#### Exercise materials:
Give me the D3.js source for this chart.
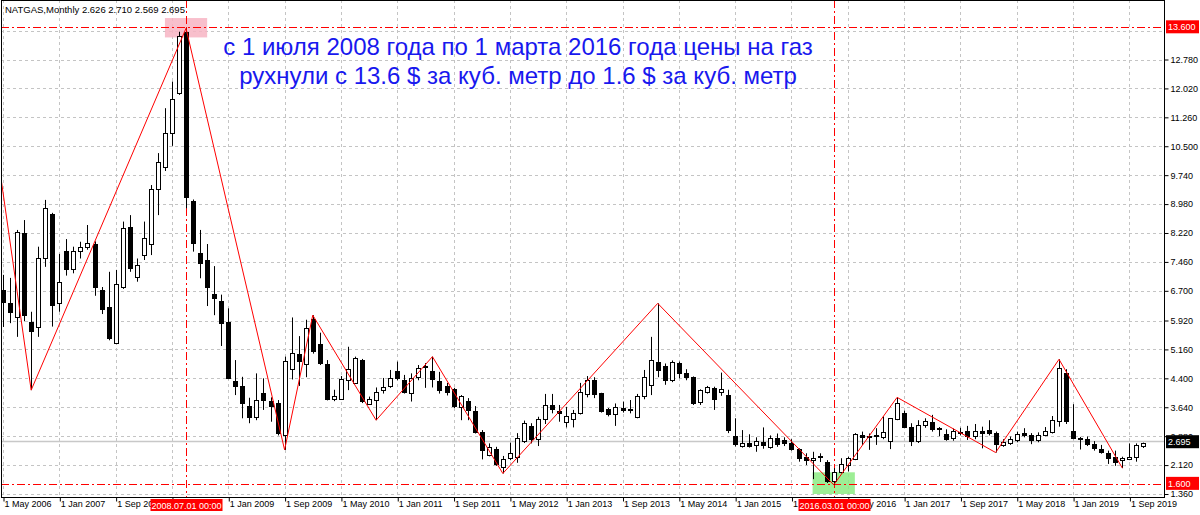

...

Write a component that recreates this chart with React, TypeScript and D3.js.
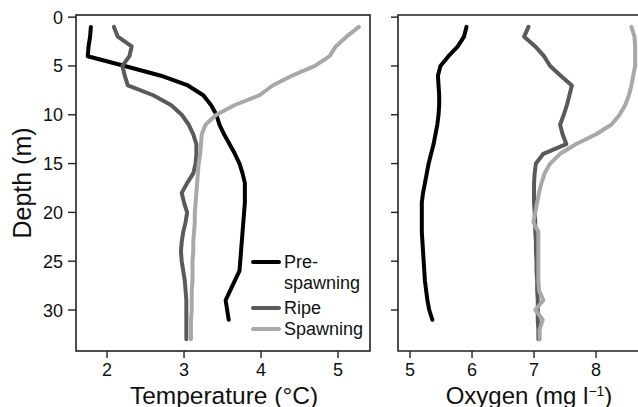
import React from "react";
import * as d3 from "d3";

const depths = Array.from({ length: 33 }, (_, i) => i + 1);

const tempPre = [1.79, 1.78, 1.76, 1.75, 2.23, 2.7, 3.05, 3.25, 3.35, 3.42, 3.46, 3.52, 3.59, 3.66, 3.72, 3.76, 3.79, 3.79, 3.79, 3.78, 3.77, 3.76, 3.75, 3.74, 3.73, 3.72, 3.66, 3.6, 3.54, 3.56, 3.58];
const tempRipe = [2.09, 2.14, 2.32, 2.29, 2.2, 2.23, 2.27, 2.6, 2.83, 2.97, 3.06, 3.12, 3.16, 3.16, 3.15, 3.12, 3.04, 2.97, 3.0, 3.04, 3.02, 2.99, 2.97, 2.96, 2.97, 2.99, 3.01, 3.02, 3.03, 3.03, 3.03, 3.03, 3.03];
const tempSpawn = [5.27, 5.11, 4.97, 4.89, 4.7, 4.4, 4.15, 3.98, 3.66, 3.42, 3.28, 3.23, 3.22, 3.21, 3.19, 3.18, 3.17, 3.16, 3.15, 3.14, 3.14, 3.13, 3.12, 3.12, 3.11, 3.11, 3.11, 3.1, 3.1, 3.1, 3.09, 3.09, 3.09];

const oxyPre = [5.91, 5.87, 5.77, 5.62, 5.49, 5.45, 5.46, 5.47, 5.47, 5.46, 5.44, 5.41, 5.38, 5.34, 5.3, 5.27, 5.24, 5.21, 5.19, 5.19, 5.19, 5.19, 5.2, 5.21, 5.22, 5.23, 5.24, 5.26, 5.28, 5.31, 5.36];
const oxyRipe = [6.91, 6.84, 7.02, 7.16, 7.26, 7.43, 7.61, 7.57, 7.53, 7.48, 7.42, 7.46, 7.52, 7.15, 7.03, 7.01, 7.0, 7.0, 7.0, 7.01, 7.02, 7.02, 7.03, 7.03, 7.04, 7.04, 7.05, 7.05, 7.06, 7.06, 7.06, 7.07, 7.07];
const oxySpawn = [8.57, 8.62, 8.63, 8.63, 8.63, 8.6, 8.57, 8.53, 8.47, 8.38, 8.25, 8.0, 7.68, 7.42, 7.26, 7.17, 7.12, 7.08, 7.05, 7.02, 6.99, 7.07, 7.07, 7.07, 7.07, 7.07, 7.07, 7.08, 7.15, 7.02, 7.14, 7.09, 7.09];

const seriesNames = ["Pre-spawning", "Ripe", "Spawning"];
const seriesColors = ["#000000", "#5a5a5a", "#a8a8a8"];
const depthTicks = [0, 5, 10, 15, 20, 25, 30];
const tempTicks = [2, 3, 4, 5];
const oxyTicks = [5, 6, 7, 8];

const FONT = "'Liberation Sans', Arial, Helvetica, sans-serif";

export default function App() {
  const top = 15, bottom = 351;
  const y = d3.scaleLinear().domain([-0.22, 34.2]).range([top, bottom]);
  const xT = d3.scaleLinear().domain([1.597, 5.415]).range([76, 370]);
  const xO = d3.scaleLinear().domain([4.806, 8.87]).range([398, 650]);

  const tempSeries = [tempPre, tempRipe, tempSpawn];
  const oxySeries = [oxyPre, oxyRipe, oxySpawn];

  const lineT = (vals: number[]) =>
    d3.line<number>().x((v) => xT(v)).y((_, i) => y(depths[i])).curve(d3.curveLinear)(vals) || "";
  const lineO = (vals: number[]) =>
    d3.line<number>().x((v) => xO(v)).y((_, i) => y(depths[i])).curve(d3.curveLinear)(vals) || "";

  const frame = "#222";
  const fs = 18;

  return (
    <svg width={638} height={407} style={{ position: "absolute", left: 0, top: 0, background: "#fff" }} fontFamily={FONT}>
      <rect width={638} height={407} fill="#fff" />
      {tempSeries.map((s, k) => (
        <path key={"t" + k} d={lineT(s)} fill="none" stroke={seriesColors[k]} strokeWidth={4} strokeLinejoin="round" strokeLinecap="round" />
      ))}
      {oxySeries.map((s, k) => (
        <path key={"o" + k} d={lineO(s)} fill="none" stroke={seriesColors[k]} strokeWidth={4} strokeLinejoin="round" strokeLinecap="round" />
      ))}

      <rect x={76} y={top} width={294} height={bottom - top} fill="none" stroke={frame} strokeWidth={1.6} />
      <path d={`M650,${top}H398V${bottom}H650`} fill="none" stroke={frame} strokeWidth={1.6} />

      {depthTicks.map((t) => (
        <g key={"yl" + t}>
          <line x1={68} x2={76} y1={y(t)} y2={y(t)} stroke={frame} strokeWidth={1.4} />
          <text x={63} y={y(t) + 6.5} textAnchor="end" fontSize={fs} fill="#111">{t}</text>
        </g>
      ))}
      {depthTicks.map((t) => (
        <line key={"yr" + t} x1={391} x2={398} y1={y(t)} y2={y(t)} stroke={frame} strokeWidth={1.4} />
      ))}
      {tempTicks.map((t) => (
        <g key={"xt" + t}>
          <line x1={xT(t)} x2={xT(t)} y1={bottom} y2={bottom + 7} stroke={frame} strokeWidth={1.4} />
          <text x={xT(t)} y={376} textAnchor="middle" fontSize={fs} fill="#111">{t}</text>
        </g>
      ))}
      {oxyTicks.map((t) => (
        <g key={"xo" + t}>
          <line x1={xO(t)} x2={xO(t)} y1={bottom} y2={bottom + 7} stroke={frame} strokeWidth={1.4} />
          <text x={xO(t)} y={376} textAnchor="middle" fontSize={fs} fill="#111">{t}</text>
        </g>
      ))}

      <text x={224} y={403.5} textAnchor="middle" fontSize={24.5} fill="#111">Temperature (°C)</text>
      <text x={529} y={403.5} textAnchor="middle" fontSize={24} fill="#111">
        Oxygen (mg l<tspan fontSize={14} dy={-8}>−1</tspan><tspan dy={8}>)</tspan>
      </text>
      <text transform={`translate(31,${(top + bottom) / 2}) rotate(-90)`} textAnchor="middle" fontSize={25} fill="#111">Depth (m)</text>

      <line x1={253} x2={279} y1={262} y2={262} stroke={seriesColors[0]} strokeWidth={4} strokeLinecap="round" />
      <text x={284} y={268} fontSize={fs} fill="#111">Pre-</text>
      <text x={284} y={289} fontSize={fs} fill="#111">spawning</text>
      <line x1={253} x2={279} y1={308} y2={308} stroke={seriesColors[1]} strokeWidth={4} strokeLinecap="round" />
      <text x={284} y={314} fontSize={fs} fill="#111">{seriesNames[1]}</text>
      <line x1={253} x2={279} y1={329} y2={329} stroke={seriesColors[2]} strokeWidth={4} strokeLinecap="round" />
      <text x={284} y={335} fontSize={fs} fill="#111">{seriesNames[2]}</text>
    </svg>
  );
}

--

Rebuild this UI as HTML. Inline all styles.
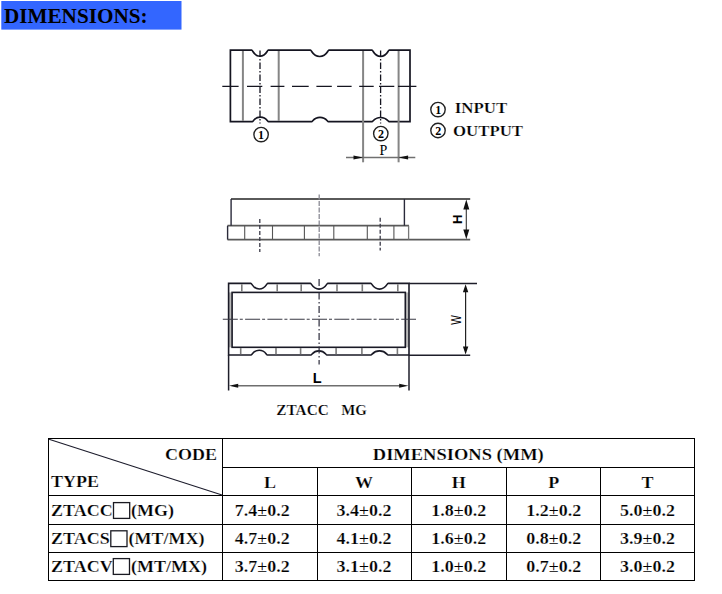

#### Problem statement:
In the records above, how many lines include the string "this"? Answer with only the number.

#### Full output:
3